Which is greater in volume, a right cone having a base radius of 25 centimeters and a height of 56 centimeters or a right square-based pyramid having a base with perimeter of 176 centimeters and a height of 48 centimeters?

Before starting this question, it is worth recalling that the volume of a cone and the volume of a pyramid have very similar formulas. The volume of both of these shapes is equal to a third of the base area multiplied by the height. As we are dealing with a right cone and a right pyramid, the height will be the perpendicular distance from the apex to the center of the base. When dealing with a cone, the volume is equal to one-third 𝜋𝑟 squared multiplied by ℎ. This is because the base area of a cone is circular, and the area of a circle is equal to 𝜋𝑟 squared.

When dealing with a square-based pyramid, the volume is equal to one-third of 𝑙 squared multiplied by ℎ, where 𝑙 is the length of each side of the square base. In this question, the cone has a base radius of 25 centimeters and a height of 56 centimeters. The volume 𝑉 is therefore equal to one-third multiplied by 𝜋 multiplied by 25 squared multiplied by 56. Typing this into the calculator gives us 36651.91 and so on. To the nearest cubic centimeter, the volume of the cone is 36652 cubic centimeters.

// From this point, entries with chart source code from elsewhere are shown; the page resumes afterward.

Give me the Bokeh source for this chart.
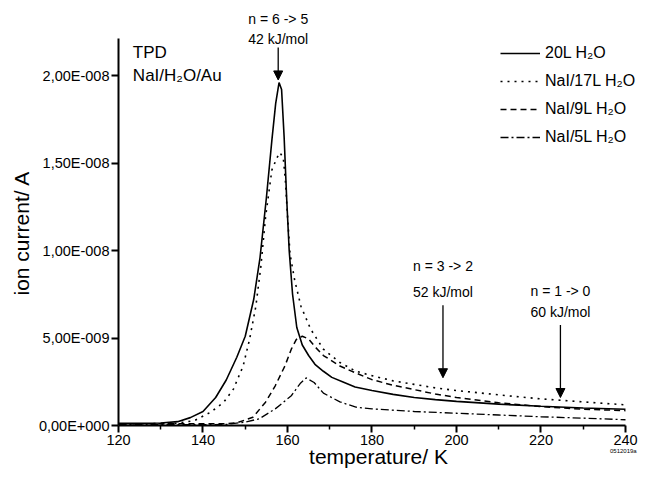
from bokeh.plotting import figure
from bokeh.models import (Range1d, FixedTicker, Legend, LegendItem, Label, Arrow, NormalHead,
                          LinearAxis, Title)
from bokeh.embed import file_html
from bokeh.resources import INLINE

FONT = "Liberation Sans"

# temperature (K) and ion current (units of 1e-9 A) for each series
t_20L = [120, 125, 130, 134, 137, 140, 143, 145.5, 148, 150, 152, 153.5, 155, 156.3, 157.2, 158,
         158.6, 159.2, 159.8, 160.4, 161.2, 162.2, 163.5, 165, 166.5, 168.5, 170.5, 173, 176, 180,
         185, 190, 195, 200, 210, 220, 230, 240]
i_20L = [0.12, 0.12, 0.14, 0.22, 0.45, 0.8, 1.6, 2.6, 3.9, 5.1, 7.2, 9.6, 13.0, 16.3, 18.4, 19.6,
         19.2, 16.5, 13.0, 10.0, 7.5, 5.6, 4.6, 4.0, 3.5, 3.1, 2.75, 2.5, 2.2, 2.0,
         1.78, 1.6, 1.48, 1.38, 1.22, 1.1, 1.0, 0.93]

t_17L = [120, 125, 130, 134, 138, 141.8, 144.9, 147.2, 149.5, 151, 152.5, 153.7, 154.8, 156.3, 157.5,
         158.2, 159, 159.5, 160, 160.6, 161.7, 163.2, 165.5, 168.5, 172.4, 176.2, 180, 185, 190, 195,
         200, 210, 220, 230, 240]
i_17L = [0.1, 0.1, 0.11, 0.13, 0.28, 0.76, 1.33, 2.08, 3.4, 4.9, 6.8, 9.1, 11.9, 14.6, 15.3,
         15.6, 15.3, 14.0, 12.0, 9.8, 8.3, 6.8, 5.5, 4.36, 3.6, 3.1, 2.85, 2.55, 2.35, 2.15,
         2.0, 1.75, 1.52, 1.35, 1.18]

t_9L = [120, 130, 140, 145, 148, 151.8, 154.8, 157.1, 159.4, 160.9, 162.1, 163.5, 165, 166.5, 168.5,
        172.4, 176.2, 180, 185, 190, 195, 200, 210, 220, 230, 240]
i_9L = [0.1, 0.1, 0.1, 0.1, 0.15, 0.47, 1.33, 2.27, 3.41, 4.36, 4.92, 5.1, 4.95, 4.5, 4.0,
        3.4, 3.0, 2.62, 2.3, 2.05, 1.8, 1.6, 1.3, 1.08, 0.93, 0.85]

t_5L = [120, 130, 140, 145.6, 150, 153.3, 157.1, 160.9, 163, 164.4, 166.3, 168.5, 172.4, 176.2, 180,
        190, 200, 210, 220, 230, 240]
i_5L = [0.05, 0.05, 0.05, 0.06, 0.2, 0.38, 0.95, 1.7, 2.4, 2.72, 2.46, 1.85, 1.35, 1.05, 0.95,
        0.8, 0.7, 0.6, 0.5, 0.42, 0.33]

series_labels = ["20L H\u2082O", "NaI/17L H\u2082O", "NaI/9L H\u2082O", "NaI/5L H\u2082O"]

x_ticks = [120, 140, 160, 180, 200, 220, 240]
x_minor = [130, 150, 170, 190, 210, 230]
y_ticks = [0, 5, 10, 15, 20]
y_tick_labels = ["0,00E+000", "5,00E-009", "1,00E-008", "1,50E-008", "2,00E-008"]

# annotations (temperature of arrow, arrow start / end, two text lines and their heights)
ann_t = [157.8, 196.8, 224.6]
ann_y0 = [21.6, 6.87, 5.74]
ann_y1 = [19.75, 2.73, 1.60]
ann_line1 = ["n = 6 -> 5", "n = 3 -> 2", "n = 1 -> 0"]
ann_line2 = ["42 kJ/mol", "52 kJ/mol", "60 kJ/mol"]
ann_y_line1 = [23.25, 9.12, 7.71]
ann_y_line2 = [22.1, 7.62, 6.49]

code_text = "0512019a"
code_pos = 239.5

p = figure(width=638, height=470, output_backend="svg", toolbar_location=None, title=None,
           x_range=Range1d(120, 243.08), y_range=Range1d(0, 24.29),
           min_border_left=118, min_border_right=0, min_border_top=0, min_border_bottom=45)
p.outline_line_color = None
p.grid.visible = False

r1 = p.line(t_20L, i_20L, line_color="black", line_width=1.6)
r2 = p.line(t_17L, i_17L, line_color="black", line_width=1.6, line_dash="2 5")
r3 = p.line(t_9L, i_9L, line_color="black", line_width=1.5, line_dash="6 4")
r4 = p.line(t_5L, i_5L, line_color="black", line_width=1.3, line_dash="8 3 2 3")

xax = p.xaxis[0]
yax = p.yaxis[0]
xax.ticker = FixedTicker(ticks=x_ticks, minor_ticks=x_minor)
yax.ticker = FixedTicker(ticks=y_ticks, minor_ticks=[])
yax.major_label_overrides = {k: v for k, v in zip(y_ticks, y_tick_labels)}
xax.bounds = (120, 240)
yax.bounds = (0, 22.1)

for ax in (xax, yax):
    ax.axis_line_width = 2
    ax.axis_line_color = "black"
    ax.major_tick_line_width = 2
    ax.minor_tick_line_width = 1.5
    ax.major_tick_line_color = "black"
    ax.minor_tick_line_color = "black"
    ax.major_tick_in = 0
    ax.major_tick_out = 7
    ax.minor_tick_in = 0
    ax.minor_tick_out = 4
    ax.major_label_text_font = FONT
    ax.major_label_text_font_size = "14.5px"
    ax.major_label_text_color = "black"

xax.major_label_standoff = 2
yax.major_label_standoff = 2

# y-axis title, centred on the drawn axis line rather than on the whole frame
ytitle = Title(text="ion current/ A", align="left", offset=130, standoff=6,
               text_font=FONT, text_font_size="21px", text_font_style="normal",
               text_color="black")
p.add_layout(ytitle, "left")

# second, line-less bottom axis carrying the axis title and the small file code
code_axis = LinearAxis(ticker=FixedTicker(ticks=[code_pos], minor_ticks=[]),
                       major_label_overrides={code_pos: code_text},
                       axis_label="temperature/ K")
code_axis.axis_line_alpha = 0
code_axis.major_tick_line_alpha = 0
code_axis.minor_tick_line_alpha = 0
code_axis.major_tick_in = 0
code_axis.major_tick_out = 0
code_axis.major_label_standoff = 0
code_axis.major_label_text_font = FONT
code_axis.major_label_text_font_size = "6px"
code_axis.major_label_text_color = "black"
code_axis.axis_label_standoff = -12
code_axis.axis_label_text_font = FONT
code_axis.axis_label_text_font_size = "21px"
code_axis.axis_label_text_font_style = "normal"
code_axis.axis_label_text_color = "black"
p.add_layout(code_axis, "below")

legend = Legend(items=[LegendItem(label=series_labels[0], renderers=[r1]),
                       LegendItem(label=series_labels[1], renderers=[r2]),
                       LegendItem(label=series_labels[2], renderers=[r3]),
                       LegendItem(label=series_labels[3], renderers=[r4])],
                location=(380, 276), orientation="vertical")
legend.label_text_font = FONT
legend.label_text_font_size = "16px"
legend.label_text_color = "black"
legend.glyph_width = 40
legend.glyph_height = 20
legend.label_height = 20
legend.spacing = 8
legend.padding = 2
legend.margin = 0
legend.label_standoff = 5
legend.border_line_alpha = 0
legend.background_fill_alpha = 0
p.add_layout(legend, "center")

p.add_layout(Label(x=123.4, y=21.3, text="TPD", text_font=FONT, text_font_size="17px",
                   text_baseline="middle", text_color="black"))
p.add_layout(Label(x=123.4, y=20.0, text="NaI/H\u2082O/Au", text_font=FONT, text_font_size="17px",
                   text_baseline="middle", text_color="black"))

for t, y0, y1, l1, l2, yl1, yl2 in zip(ann_t, ann_y0, ann_y1, ann_line1, ann_line2,
                                       ann_y_line1, ann_y_line2):
    p.add_layout(Arrow(end=NormalHead(size=9, fill_color="black", line_color="black", line_width=1),
                       x_start=t, y_start=y0, x_end=t, y_end=y1,
                       line_color="black", line_width=1.3))
    p.add_layout(Label(x=t, y=yl1, text=l1, text_font=FONT, text_font_size="14px",
                       text_align="center", text_baseline="middle", text_color="black"))
    p.add_layout(Label(x=t, y=yl2, text=l2, text_font=FONT, text_font_size="14px",
                       text_align="center", text_baseline="middle", text_color="black"))

open("out.html", "w").write(file_html(p, INLINE))
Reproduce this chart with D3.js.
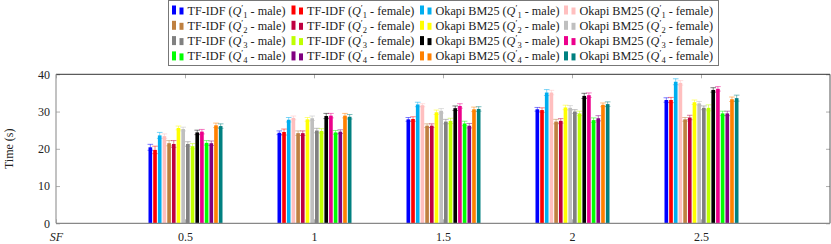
<!DOCTYPE html>
<html><head><meta charset="utf-8">
<script src="https://cdn.jsdelivr.net/npm/d3@7"></script>
<style>body{margin:0;background:#fff} svg{display:block}</style>
</head><body><svg id="c" width="831" height="244"></svg>
<script>
// ---- data ----
const sf = [0.5, 1, 1.5, 2, 2.5];
const xTickValues = [0, 0.5, 1, 1.5, 2, 2.5];
const xTickLabels = ["SF", "0.5", "1", "1.5", "2", "2.5"];
const yTickValues = [0, 10, 20, 30, 40];
const yLabel = "Time (s)";

const seriesMethod = ["TF-IDF","TF-IDF","Okapi BM25","Okapi BM25","TF-IDF","TF-IDF","Okapi BM25","Okapi BM25",
                      "TF-IDF","TF-IDF","Okapi BM25","Okapi BM25","TF-IDF","TF-IDF","Okapi BM25","Okapi BM25"];
const seriesQuery  = [1,1,1,1,2,2,2,2,3,3,3,3,4,4,4,4];
const seriesGender = ["male","female","male","female","male","female","male","female",
                      "male","female","male","female","male","female","male","female"];
const seriesColors = ["#0000ff","#ff0000","#00aeef","#ffbfbf","#bf8040","#bf0040","#ffff00","#bfbfbf",
                      "#808080","#bfff00","#000000","#ec008c","#00ff00","#800080","#ff8000","#008080"];

const tfidfQ1Male    = [20.4, 24.3, 27.9, 30.6, 33.1];
const tfidfQ1Female  = [19.7, 24.5, 28.0, 30.4, 33.1];
const okapiQ1Male    = [23.6, 27.8, 31.9, 35.1, 38.0];
const okapiQ1Female  = [23.4, 28.3, 31.7, 35.1, 37.7];
const tfidfQ2Male    = [21.5, 24.2, 26.2, 27.3, 27.9];
const tfidfQ2Female  = [21.3, 24.2, 26.2, 27.5, 28.4];
const okapiQ2Male    = [25.6, 27.9, 29.8, 31.1, 32.5];
const okapiQ2Female  = [25.3, 28.2, 30.2, 31.0, 32.2];
const tfidfQ3Male    = [21.3, 24.9, 27.3, 30.0, 31.0];
const tfidfQ3Female  = [20.7, 24.8, 27.5, 29.5, 31.0];
const okapiQ3Male    = [24.4, 28.8, 30.9, 34.2, 35.8];
const okapiQ3Female  = [24.6, 28.9, 31.5, 34.4, 36.1];
const tfidfQ4Male    = [21.6, 24.4, 26.8, 27.7, 29.5];
const tfidfQ4Female  = [21.5, 24.6, 26.2, 28.2, 29.5];
const okapiQ4Male    = [26.3, 28.9, 30.6, 31.8, 33.3];
const okapiQ4Female  = [26.1, 28.6, 30.7, 32.0, 33.6];

const seriesValues = [tfidfQ1Male, tfidfQ1Female, okapiQ1Male, okapiQ1Female,
                      tfidfQ2Male, tfidfQ2Female, okapiQ2Male, okapiQ2Female,
                      tfidfQ3Male, tfidfQ3Female, okapiQ3Male, okapiQ3Female,
                      tfidfQ4Male, tfidfQ4Female, okapiQ4Male, okapiQ4Female];
const seriesErrors = [
  [0.8,0.5,0.5,0.5,0.6],[1.0,0.8,0.6,0.6,0.7],[0.8,0.6,0.6,0.8,0.8],[0.6,0.5,0.4,0.6,0.6],
  [0.7,0.6,0.5,0.6,0.5],[0.9,0.6,0.5,0.6,0.6],[0.5,0.5,0.6,0.6,0.6],[0.5,0.6,0.6,0.6,0.5],
  [0.6,0.6,0.6,0.5,0.5],[0.7,0.6,0.7,0.6,0.8],[0.6,0.7,0.6,0.7,0.6],[0.6,0.6,0.6,0.6,0.6],
  [0.6,0.5,0.6,0.6,0.6],[0.6,0.5,0.6,0.7,0.6],[0.6,0.6,0.6,0.5,0.6],[0.6,0.6,0.6,0.6,0.8]
];

// ---- layout ----
const svg = d3.select("#c");
const FONT = "'Liberation Serif', 'DejaVu Serif', serif";
const L = 56, R = 830, T = 74.3, B = 223.3;
const x = d3.scaleLinear().domain([0, 3]).range([L, R]);
const y = d3.scaleLinear().domain([0, 40]).range([B, T]);
const inner = d3.scaleBand().domain(d3.range(seriesValues.length)).range([-36.5, 37.5]).paddingInner(0.22);

// bars
const gBars = svg.append("g");
seriesValues.forEach((vals, i) => {
  const g = gBars.append("g");
  g.selectAll("rect").data(vals).join("rect")
    .attr("x", (d, j) => x(sf[j]) + inner(i))
    .attr("width", inner.bandwidth())
    .attr("y", d => y(d))
    .attr("height", d => y(0) - y(d))
    .attr("fill", seriesColors[i]);
  const eg = g.append("g").attr("stroke", seriesColors[i]).attr("stroke-opacity", 0.5).attr("stroke-width", 1);
  vals.forEach((v, j) => {
    const cx = x(sf[j]) + inner(i) + inner.bandwidth() / 2;
    const e = seriesErrors[i][j];
    eg.append("line").attr("x1", cx).attr("x2", cx).attr("y1", y(v - e)).attr("y2", y(v + e));
    eg.append("line").attr("x1", cx - 2.8).attr("x2", cx + 2.8).attr("y1", y(v + e)).attr("y2", y(v + e));
    eg.append("line").attr("x1", cx - 2.8).attr("x2", cx + 2.8).attr("y1", y(v - e)).attr("y2", y(v - e));
  });
});

// axes
const axL = svg.append("g").attr("transform", `translate(${L},0)`)
  .call(d3.axisLeft(y).tickValues(yTickValues).tickSizeInner(-4).tickSizeOuter(0).tickPadding(6));
const axR = svg.append("g").attr("transform", `translate(${R},0)`)
  .call(d3.axisRight(y).tickValues(yTickValues).tickSizeInner(-4).tickSizeOuter(0).tickFormat(""));
const axB = svg.append("g").attr("transform", `translate(0,${B})`)
  .call(d3.axisBottom(x).tickValues(xTickValues).tickSizeInner(-4).tickSizeOuter(0).tickPadding(9)
    .tickFormat((d, i) => xTickLabels[i]));
const axT = svg.append("g").attr("transform", `translate(0,${T})`)
  .call(d3.axisTop(x).tickValues(xTickValues).tickSizeInner(-4).tickSizeOuter(0).tickFormat(""));
[axL, axR, axB, axT].forEach(a => {
  a.select(".domain").remove();
  a.selectAll(".tick line").attr("stroke", "#9a9a9a").attr("stroke-width", 0.8);
  a.selectAll("text").attr("font-family", FONT).attr("font-size", 12).attr("fill", "#222");
});
axB.selectAll(".tick text").filter((d, i) => i === 0).attr("font-style", "italic");

// frame
svg.append("line").attr("x1", L).attr("x2", R).attr("y1", T).attr("y2", T).attr("stroke", "#333").attr("stroke-width", 1);
svg.append("line").attr("x1", R).attr("x2", R).attr("y1", T).attr("y2", B).attr("stroke", "#555").attr("stroke-width", 1);
svg.append("line").attr("x1", L).attr("x2", L).attr("y1", T).attr("y2", B).attr("stroke", "#999").attr("stroke-width", 1.2);
svg.append("line").attr("x1", L).attr("x2", R).attr("y1", B).attr("y2", B).attr("stroke", "#888").attr("stroke-width", 1.2);

// y label
svg.append("text").attr("transform", `translate(13,${(T + B) / 2}) rotate(-90)`)
  .attr("text-anchor", "middle").attr("font-family", FONT).attr("font-size", 12).attr("fill", "#222")
  .text(yLabel);

// legend
const lg = svg.append("g");
const colX = [172, 291.5, 420, 564];
const rowY = [10.5, 25.8, 41.1, 56.4];
lg.append("rect").attr("x", 168.5).attr("y", 0.5).attr("width", 550).attr("height", 65)
  .attr("fill", "#fff").attr("stroke", "#777").attr("stroke-width", 1);
seriesValues.forEach((vals, i) => {
  const cx = colX[i % 4], cy = rowY[Math.floor(i / 4)];
  lg.append("rect").attr("x", cx).attr("y", cy - 5).attr("width", 4).attr("height", 9).attr("fill", seriesColors[i]);
  lg.append("rect").attr("x", cx + 7.5).attr("y", cy - 3).attr("width", 4).attr("height", 7).attr("fill", seriesColors[i]);
  const t = lg.append("text").attr("x", cx + 15.5).attr("y", cy + 4)
    .attr("font-family", FONT).attr("font-size", 12.2).attr("fill", "#222");
  t.append("tspan").text(seriesMethod[i] + " (");
  t.append("tspan").attr("font-style", "italic").text("Q");
  t.append("tspan").attr("font-size", 9).attr("dy", -4).text("′");
  t.append("tspan").attr("font-size", 8.5).attr("dy", 7).text(seriesQuery[i]);
  t.append("tspan").attr("dy", -3).text(" - " + seriesGender[i] + ")");
});
</script></body></html>
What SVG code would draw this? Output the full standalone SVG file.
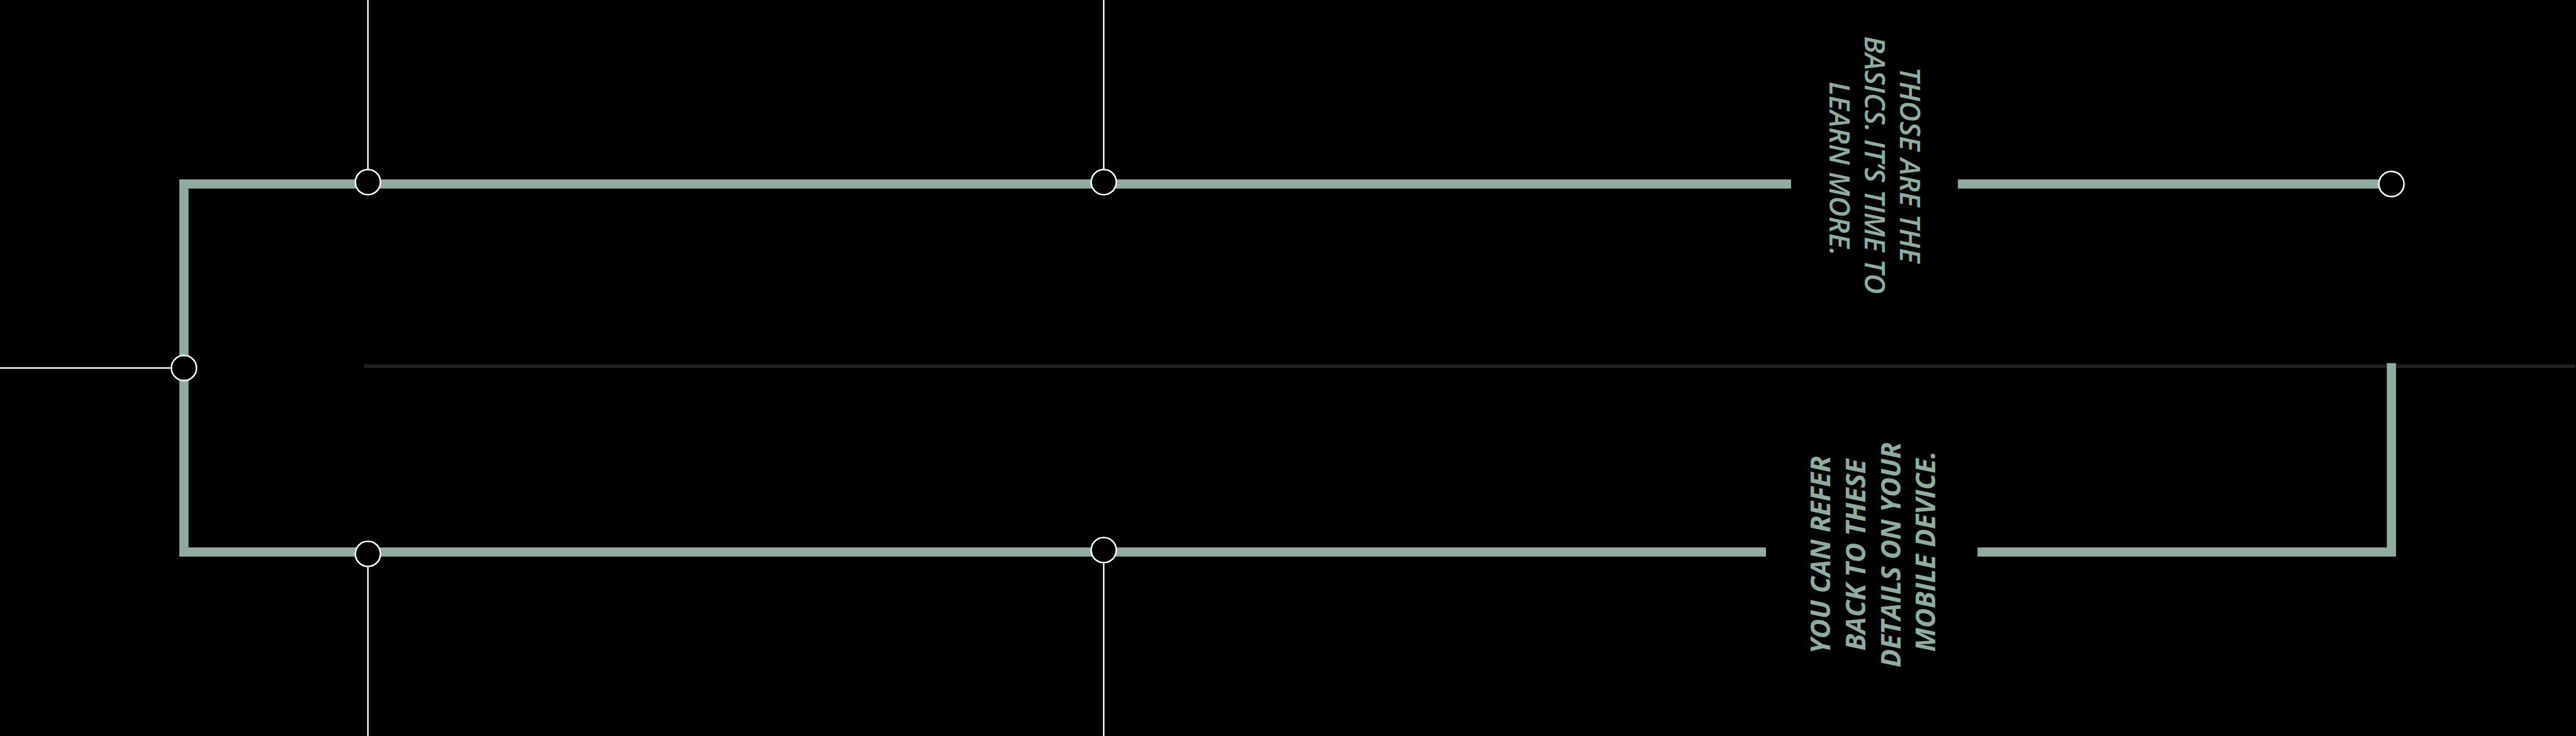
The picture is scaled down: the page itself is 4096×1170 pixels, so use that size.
<svg xmlns="http://www.w3.org/2000/svg" width="4096" height="1170" viewBox="0 0 4096 1170">
  <style>
    .bar { fill: none; stroke: #8fac9f; stroke-width: 15; stroke-linejoin: miter; stroke-linecap: butt; }
    .thin { stroke: #ffffff; stroke-width: 2.5; fill: none; }
    .dot { fill: #000000; stroke: #ffffff; stroke-width: 2.6; }
    .lbl { font-family: "Open Sans", "Noto Sans", sans-serif; font-style: italic; fill: #8fac9f; text-anchor: middle; }
  </style>
  <rect width="4096" height="1170" fill="#000000"/>
  <g transform="scale(0.975)">
    <g id="connectors">
      <line x1="594" y1="597" x2="4200" y2="597" stroke="#1f1f1f" stroke-width="6"/>
      <line class="thin" x1="600" y1="0" x2="600" y2="276"/>
      <line class="thin" x1="1800" y1="0" x2="1800" y2="276"/>
      <line class="thin" x1="600" y1="925" x2="600" y2="1200"/>
      <line class="thin" x1="1800" y1="919" x2="1800" y2="1200"/>
      <line class="thin" x1="0" y1="600" x2="279" y2="600"/>
      <path class="bar" d="M2921 300 H300 V900 H2880"/>
      <path class="bar" d="M3193 300 H3900"/>
      <path class="bar" d="M3225 900 H3900 V592"/>
    </g>
    <g id="node-left"><circle class="dot" cx="300" cy="600" r="20.5"/></g>
    <g id="node-top-1"><circle class="dot" cx="600" cy="297" r="20.5"/></g>
    <g id="node-top-2"><circle class="dot" cx="1800" cy="297" r="20.5"/></g>
    <g id="node-top-3"><circle class="dot" cx="3900" cy="300" r="20.5"/></g>
    <g id="node-bottom-1"><circle class="dot" cx="600" cy="903" r="20.5"/></g>
    <g id="node-bottom-2"><circle class="dot" cx="1800" cy="897" r="20.5"/></g>
    <g id="label-top" transform="translate(3098 275) rotate(90)">
      <text class="lbl" font-size="46" font-weight="600">
        <tspan x="0" y="0">THOSE ARE THE</tspan>
        <tspan x="0" y="57">BASICS. IT’S TIME TO</tspan>
        <tspan x="0" y="114">LEARN MORE.</tspan>
      </text>
    </g>
    <g id="label-bottom" transform="translate(2985 899) rotate(-90)">
      <text class="lbl" font-size="44" font-weight="700">
        <tspan x="0" y="0">YOU CAN REFER</tspan>
        <tspan x="0" y="57">BACK TO THESE</tspan>
        <tspan x="0" y="114">DETAILS ON YOUR</tspan>
        <tspan x="0" y="171">MOBILE DEVICE.</tspan>
      </text>
    </g>
  </g>
</svg>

Before we can calculate the volume of the pyramid, we need to work out the length of each side of the square base. We know that the perimeter of the base is equal to 176 centimeters. The side length 𝑙 is therefore equal to 176 divided by four. This is equal to 44 centimeters. The volume of the pyramid is therefore equal to one-third multiplied by 44 squared multiplied by 48, as 48 is the height of the square-based pyramid. Clearing some space and typing this into the calculator gives us 30976. The volume of the square-based pyramids is 30976 cubic centimeters. As this value is less than the volume of the cone, 36652 cubic centimeters, the shape that has the greater volume is the cone.

We will now summarize the key points from this video. A cone is a three-dimensional shape with a circular base and a curved side that ends in a single vertex or apex. The volume of a cone can be calculated using the formula one-third 𝜋𝑟 squared multiplied by ℎ. The 𝜋𝑟 squared part of the formula corresponds to the area of the circular base, where 𝑟 is the radius. ℎ is known as the perpendicular height; this is the vertical or perpendicular distance from the apex to the base.

When dealing with a right cone, this height goes from the apex to the center of the circular base. We saw that the volume of a cone is measured in cubic units, for example, cubic centimeters, cubic meters, or cubic inches. We can use the formula to not only calculate the volume of a cone, but also its radius or height if we are given the other variables. As seen in the final example, we can also compare the volumes of different three-dimensional shapes.